— start —

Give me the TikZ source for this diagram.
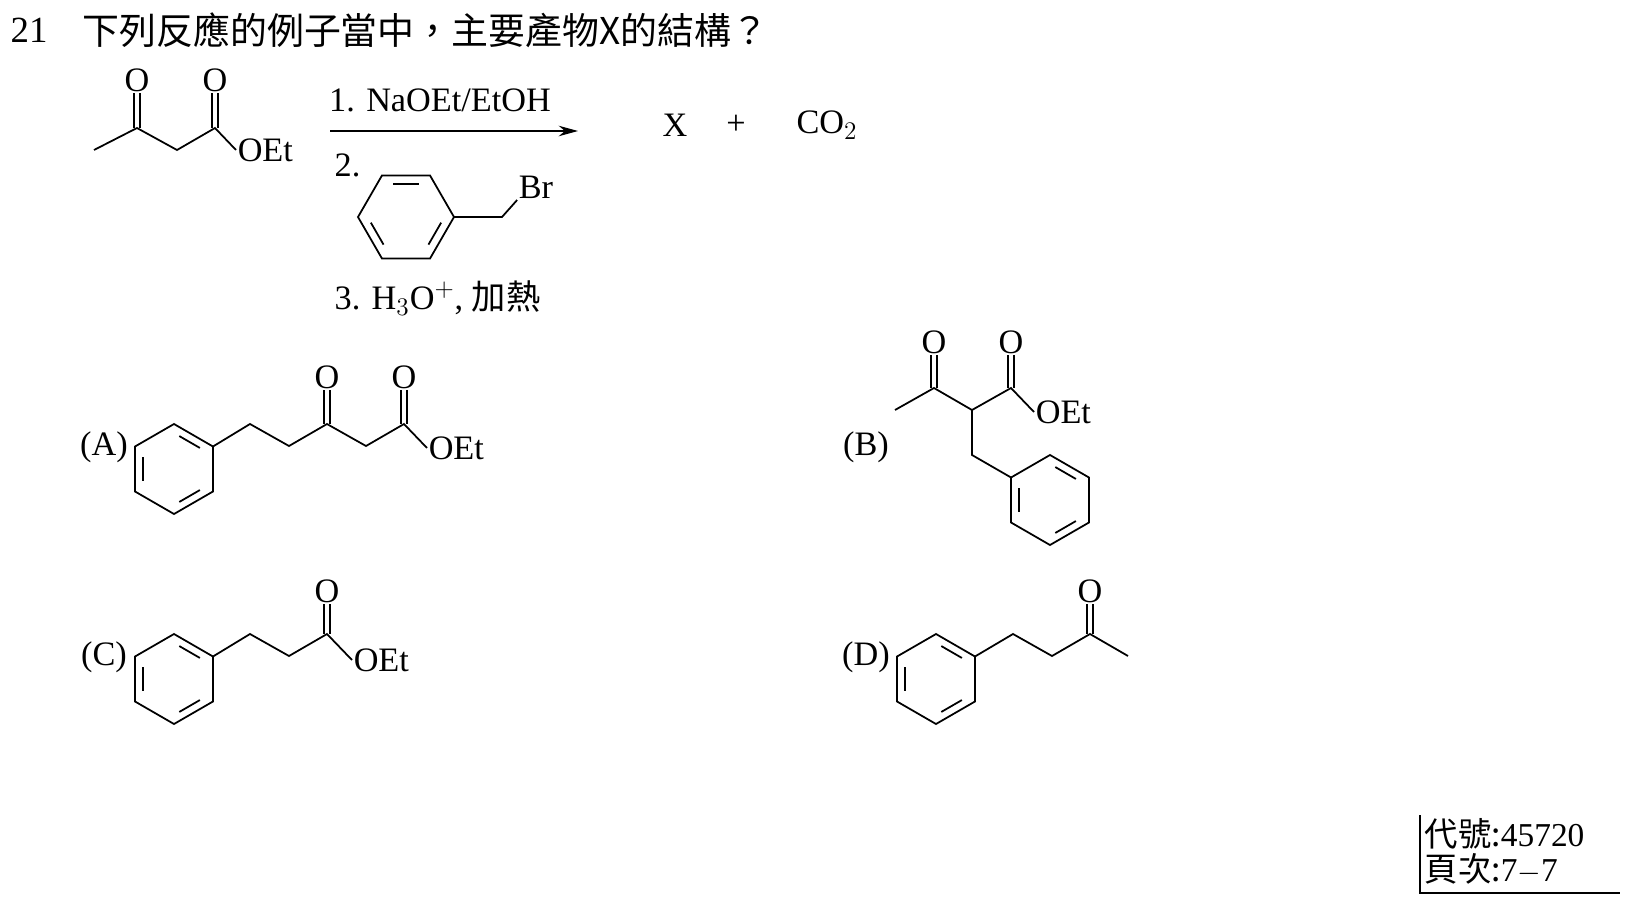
\documentclass[tikz,border=0pt]{standalone}
\usepackage{fontspec}
\setmainfont{Liberation Serif}
\newfontfamily\cjk{Noto Sans CJK TC}
\usetikzlibrary{calc,arrows.meta}
% benzene ring: name, centre x, centre y, start angle, radius
\newcommand{\benz}[5]{%
\coordinate (#1c) at (#2,#3);
\foreach \k in {0,...,5} {\coordinate (#1\k) at ($(#1c)+({#4+60*\k}:#5)$);}
\draw (#10)--(#11)--(#12)--(#13)--(#14)--(#15)--cycle;
\foreach \k/\j in {0/1,2/3,4/5} {\draw ($(#1c)!0.8!(#1\k)!0.17!($(#1c)!0.8!(#1\j)$)$) -- ($(#1c)!0.8!(#1\j)!0.17!($(#1c)!0.8!(#1\k)$)$);}
}
% C=O double bond from carbon up to an O node
\newcommand{\dbl}[2]{%
\draw ([xshift=-0.06cm]#1) -- ([xshift=-0.06cm]#2.south);
\draw ([xshift=0.06cm]#1) -- ([xshift=0.06cm]#2.south);
}
\begin{document}
\begin{tikzpicture}[x=0.02cm,y=-0.02cm,line width=1pt,
  every node/.style={font=\fontsize{19.5}{22}\selectfont,inner sep=1pt},
  atom/.style={inner sep=0.5pt},
  tag/.style={font=\fontsize{19.5}{22}\selectfont}]
\useasboundingbox (0,0) rectangle (1633,899);
% title
\node[anchor=west,font=\fontsize{21}{24}\selectfont] (num) at (8,30) {21};
\node[anchor=west,font=\cjk\fontsize{21}{24}\selectfont] (q) at (80,30) {下列反應的例子當中，主要產物X的結構？};
% starting material
\coordinate (s1) at (94,150); \coordinate (s2) at (137,128);
\coordinate (s3) at (177,150); \coordinate (s4) at (215,128);
\node[atom] (sO1) at (137,80) {O}; \node[atom] (sO2) at (215,80) {O};
\node[atom,anchor=west] (sOEt) at (236,150) {OEt};
\draw (s1)--(s2)--(s3)--(s4)--(sOEt.west);
\dbl{s2}{sO1} \dbl{s4}{sO2}
% arrow and reagents
\coordinate (a1) at (330,131); \coordinate (a2) at (578,131);
\draw[-{Stealth[length=11pt,width=6pt]},line width=0.9pt] (a1) -- (a2);
\node (r1) at (440,100) {1. NaOEt/EtOH};
\node[anchor=west] (r2) at (332,165) {2.};
\benz{rb}{406}{217}{0}{48}
\coordinate (rb6) at (502,217);
\node[atom] (rBr) at (536,187) {Br};
\draw (rb0)--(rb6)--(rBr.south west);
\node[anchor=west] (r3) at (332,298) {3. H$_3$O$^+$, {\cjk 加熱}};
\node (X) at (675,125) {X};
\node (plus) at (736,125) {+};
\node (co2) at (827,125) {CO$_2$};
% (A)
\node[tag] (lA) at (104,447) {(A)};
\benz{ra}{174}{469}{30}{45}
\coordinate (A1) at (250,424); \coordinate (A2) at (289,446);
\coordinate (A3) at (327,424); \coordinate (A4) at (366,446);
\coordinate (A5) at (404,424);
\node[atom] (AO1) at (327,377) {O}; \node[atom] (AO2) at (404,377) {O};
\node[atom,anchor=west] (AOEt) at (427,448) {OEt};
\draw (ra5)--(A1)--(A2)--(A3)--(A4)--(A5)--(AOEt.west);
\dbl{A3}{AO1} \dbl{A5}{AO2}
% (B)
\node[tag] (lB) at (866,447) {(B)};
\coordinate (B1) at (895,410); \coordinate (B2) at (934,388);
\coordinate (B3) at (972,410); \coordinate (B4) at (1011,388);
\coordinate (B5) at (972,455);
\node[atom] (BO1) at (934,342) {O}; \node[atom] (BO2) at (1011,342) {O};
\node[atom,anchor=west] (BOEt) at (1034,412) {OEt};
\draw (B1)--(B2)--(B3)--(B4)--(BOEt.west);
\dbl{B2}{BO1} \dbl{B4}{BO2}
\benz{rbb}{1050}{500}{30}{45}
\draw (B3)--(B5)--(rbb3);
% (C)
\node[tag] (lC) at (104,657) {(C)};
\benz{rc}{174}{679}{30}{45}
\coordinate (C1) at (250,634); \coordinate (C2) at (289,656);
\coordinate (C3) at (327,634);
\node[atom] (CO1) at (327,591) {O};
\node[atom,anchor=west] (COEt) at (352,660) {OEt};
\draw (rc5)--(C1)--(C2)--(C3)--(COEt.west);
\dbl{C3}{CO1}
% (D)
\node[tag] (lD) at (866,657) {(D)};
\benz{rd}{936}{679}{30}{45}
\coordinate (D1) at (1013,634); \coordinate (D2) at (1052,656);
\coordinate (D3) at (1090,634); \coordinate (D4) at (1128,656);
\node[atom] (DO1) at (1090,591) {O};
\draw (rd5)--(D1)--(D2)--(D3)--(D4);
\dbl{D3}{DO1}
% code box
\coordinate (k1) at (1420,815); \coordinate (k2) at (1420,893); \coordinate (k3) at (1620,893);
\draw (k1)--(k2)--(k3);
\node[anchor=west,font=\cjk\fontsize{19}{21}\selectfont,inner sep=0pt] (code) at (1424,834) {代號:{\rmfamily 45720}};
\node[anchor=west,font=\cjk\fontsize{19}{21}\selectfont,inner sep=0pt] (page) at (1424,869) {頁次:{\rmfamily 7$-$7}};
\end{tikzpicture}
\end{document}
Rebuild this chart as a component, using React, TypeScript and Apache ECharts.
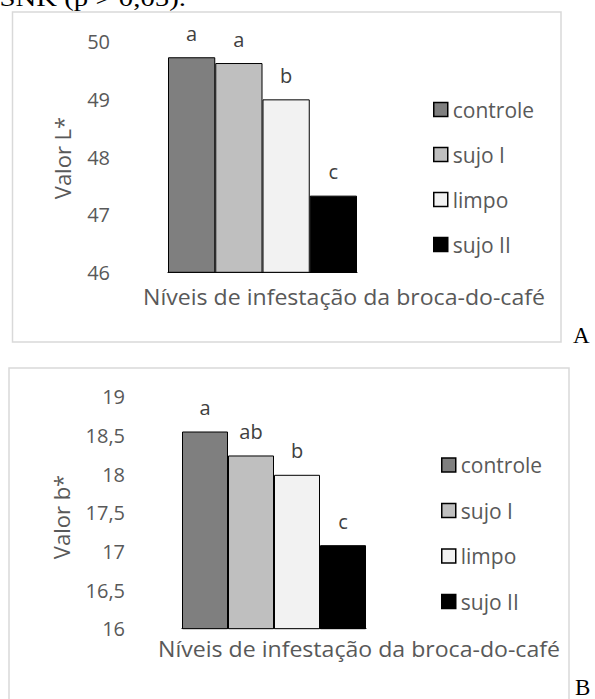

— end —

→ **WHAT YOU SHOULD DO**:
Reproduce all entries without any change, and omit the pictures.

→ **FINISHED TASK**:
Give me the TikZ source for this diagram.
\documentclass[tikz,border=0pt]{standalone}
\usepackage{fontspec}
\setmainfont{Liberation Serif}
\newfontfamily\cjk{Noto Sans CJK TC}
\usetikzlibrary{calc,arrows.meta}
% benzene ring: name, centre x, centre y, start angle, radius
\newcommand{\benz}[5]{%
\coordinate (#1c) at (#2,#3);
\foreach \k in {0,...,5} {\coordinate (#1\k) at ($(#1c)+({#4+60*\k}:#5)$);}
\draw (#10)--(#11)--(#12)--(#13)--(#14)--(#15)--cycle;
\foreach \k/\j in {0/1,2/3,4/5} {\draw ($(#1c)!0.8!(#1\k)!0.17!($(#1c)!0.8!(#1\j)$)$) -- ($(#1c)!0.8!(#1\j)!0.17!($(#1c)!0.8!(#1\k)$)$);}
}
% C=O double bond from carbon up to an O node
\newcommand{\dbl}[2]{%
\draw ([xshift=-0.06cm]#1) -- ([xshift=-0.06cm]#2.south);
\draw ([xshift=0.06cm]#1) -- ([xshift=0.06cm]#2.south);
}
\begin{document}
\begin{tikzpicture}[x=0.02cm,y=-0.02cm,line width=1pt,
  every node/.style={font=\fontsize{19.5}{22}\selectfont,inner sep=1pt},
  atom/.style={inner sep=0.5pt},
  tag/.style={font=\fontsize{19.5}{22}\selectfont}]
\useasboundingbox (0,0) rectangle (1633,899);
% title
\node[anchor=west,font=\fontsize{21}{24}\selectfont] (num) at (8,30) {21};
\node[anchor=west,font=\cjk\fontsize{21}{24}\selectfont] (q) at (80,30) {下列反應的例子當中，主要產物X的結構？};
% starting material
\coordinate (s1) at (94,150); \coordinate (s2) at (137,128);
\coordinate (s3) at (177,150); \coordinate (s4) at (215,128);
\node[atom] (sO1) at (137,80) {O}; \node[atom] (sO2) at (215,80) {O};
\node[atom,anchor=west] (sOEt) at (236,150) {OEt};
\draw (s1)--(s2)--(s3)--(s4)--(sOEt.west);
\dbl{s2}{sO1} \dbl{s4}{sO2}
% arrow and reagents
\coordinate (a1) at (330,131); \coordinate (a2) at (578,131);
\draw[-{Stealth[length=11pt,width=6pt]},line width=0.9pt] (a1) -- (a2);
\node (r1) at (440,100) {1. NaOEt/EtOH};
\node[anchor=west] (r2) at (332,165) {2.};
\benz{rb}{406}{217}{0}{48}
\coordinate (rb6) at (502,217);
\node[atom] (rBr) at (536,187) {Br};
\draw (rb0)--(rb6)--(rBr.south west);
\node[anchor=west] (r3) at (332,298) {3. H$_3$O$^+$, {\cjk 加熱}};
\node (X) at (675,125) {X};
\node (plus) at (736,125) {+};
\node (co2) at (827,125) {CO$_2$};
% (A)
\node[tag] (lA) at (104,447) {(A)};
\benz{ra}{174}{469}{30}{45}
\coordinate (A1) at (250,424); \coordinate (A2) at (289,446);
\coordinate (A3) at (327,424); \coordinate (A4) at (366,446);
\coordinate (A5) at (404,424);
\node[atom] (AO1) at (327,377) {O}; \node[atom] (AO2) at (404,377) {O};
\node[atom,anchor=west] (AOEt) at (427,448) {OEt};
\draw (ra5)--(A1)--(A2)--(A3)--(A4)--(A5)--(AOEt.west);
\dbl{A3}{AO1} \dbl{A5}{AO2}
% (B)
\node[tag] (lB) at (866,447) {(B)};
\coordinate (B1) at (895,410); \coordinate (B2) at (934,388);
\coordinate (B3) at (972,410); \coordinate (B4) at (1011,388);
\coordinate (B5) at (972,455);
\node[atom] (BO1) at (934,342) {O}; \node[atom] (BO2) at (1011,342) {O};
\node[atom,anchor=west] (BOEt) at (1034,412) {OEt};
\draw (B1)--(B2)--(B3)--(B4)--(BOEt.west);
\dbl{B2}{BO1} \dbl{B4}{BO2}
\benz{rbb}{1050}{500}{30}{45}
\draw (B3)--(B5)--(rbb3);
% (C)
\node[tag] (lC) at (104,657) {(C)};
\benz{rc}{174}{679}{30}{45}
\coordinate (C1) at (250,634); \coordinate (C2) at (289,656);
\coordinate (C3) at (327,634);
\node[atom] (CO1) at (327,591) {O};
\node[atom,anchor=west] (COEt) at (352,660) {OEt};
\draw (rc5)--(C1)--(C2)--(C3)--(COEt.west);
\dbl{C3}{CO1}
% (D)
\node[tag] (lD) at (866,657) {(D)};
\benz{rd}{936}{679}{30}{45}
\coordinate (D1) at (1013,634); \coordinate (D2) at (1052,656);
\coordinate (D3) at (1090,634); \coordinate (D4) at (1128,656);
\node[atom] (DO1) at (1090,591) {O};
\draw (rd5)--(D1)--(D2)--(D3)--(D4);
\dbl{D3}{DO1}
% code box
\coordinate (k1) at (1420,815); \coordinate (k2) at (1420,893); \coordinate (k3) at (1620,893);
\draw (k1)--(k2)--(k3);
\node[anchor=west,font=\cjk\fontsize{19}{21}\selectfont,inner sep=0pt] (code) at (1424,834) {代號:{\rmfamily 45720}};
\node[anchor=west,font=\cjk\fontsize{19}{21}\selectfont,inner sep=0pt] (page) at (1424,869) {頁次:{\rmfamily 7$-$7}};
\end{tikzpicture}
\end{document}
Rebuild this chart as a component, using React, TypeScript and Apache ECharts.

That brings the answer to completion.